4. At the edge of the neighborhood, there are shops and offices of sufficiently varied types to supply the weekly needs of a household. 5. A small ancillary building or garage apartment is permitted within the backyard of each house. It may be used as a rental unit or place to work (for example, office or craft workshop). 6. An elementary school is close enough so that most children can walk from their home. 7. There are small playgrounds accessible to every dwelling — not more than a tenth of a mile away. 8. Streets within the neighborhood form a connected network, which disperses traffic by providing a variety of pedestrian and vehicular routes to any destination. 9. The streets are relatively narrow and shaded by rows of trees. This slows traffic, creating an environment suitable for pedestrians and bicycles. 10. Buildings in the neighborhood center are placed close to the street, creating a well-defined outdoor room. 11. Parking lots and garage doors rarely front the street. Parking is relegated to the rear of buildings, usually accessed by alleys. 12. Certain prominent sites at the termination of street vistas or in the neighborhood center are reserved for civic buildings.
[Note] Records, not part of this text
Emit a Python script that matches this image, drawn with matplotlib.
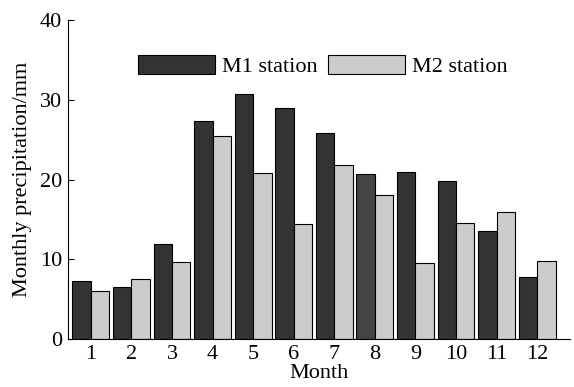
import numpy as np
import matplotlib.pyplot as plt
from matplotlib.patches import Patch

plt.rcParams['font.family'] = ['Liberation Serif', 'DejaVu Serif']

months = np.arange(1, 13)
month_labels = [str(m) for m in months]
m1 = [7.3, 6.5, 11.9, 27.4, 30.7, 29.0, 25.9, 20.7, 20.9, 19.8, 13.5, 7.8]
m2 = [6.0, 7.5, 9.6, 25.5, 20.8, 14.4, 21.8, 18.1, 9.5, 14.5, 15.9, 9.8]

dark = '#333333'
light = '#cccccc'
w = 0.455

fig = plt.figure(figsize=(5.74, 3.87), dpi=100)
ax = fig.add_axes([0.118, 0.124, 0.875, 0.824])

m1_colors = [dark] * 12
m1_colors[7] = '#444444'
ax.bar(months - w / 2, m1, width=w, color=m1_colors, edgecolor='black', linewidth=0.8)
ax.bar(months + w / 2, m2, width=w, color=light, edgecolor='black', linewidth=0.8)

ax.set_xlim(0.43, 12.81)
ax.set_ylim(0, 40)
ax.set_xticks(months)
ax.set_xticklabels(month_labels)
ax.set_yticks([0, 10, 20, 30, 40])
ax.tick_params(axis='x', length=0, labelsize=16, pad=4)
ax.tick_params(axis='y', direction='in', length=4, labelsize=16, pad=4)
ax.spines['top'].set_visible(False)
ax.spines['right'].set_visible(False)
ax.set_xlabel('Month', fontsize=16, labelpad=0)
ax.set_ylabel('Monthly precipitation/mm', fontsize=16, labelpad=6)

handles = [Patch(facecolor=dark, edgecolor='black', linewidth=0.8, label='M1 station'),
           Patch(facecolor=light, edgecolor='black', linewidth=0.8, label='M2 station')]
ax.legend(handles=handles, ncol=2, frameon=False, fontsize=16,
          handlelength=3.45, handleheight=0.9, handletextpad=0.3, columnspacing=0.5,
          loc='upper center', bbox_to_anchor=(0.508, 0.952))

fig.savefig('out.png', dpi=100)
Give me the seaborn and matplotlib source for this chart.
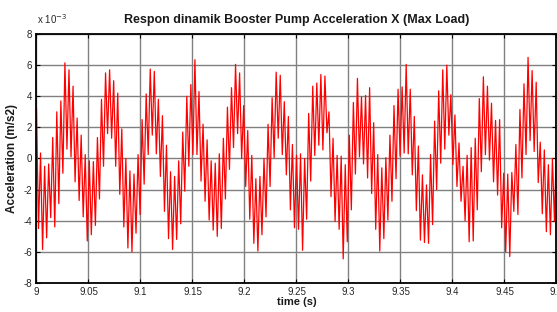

These provide sites for community meetings, education, and religious or cultural activities. 13. The neighborhood is organized to be self-governing. A formal association debates and decides matters of maintenance, security, and physical change. Taxation is the responsibility of the larger community. Placemaking — Recovering Conversation and a Sense of Place Parallel — and resonant with — the new urbanist movement is a world-wide movement focused on “place-making.” This takes the form in America of a concern with third places, the public places on neutral ground where people can gather and interact. In contrast to first places (home) and second places (work), third places allow people to put aside their concerns and simply enjoy the company and conversation around them.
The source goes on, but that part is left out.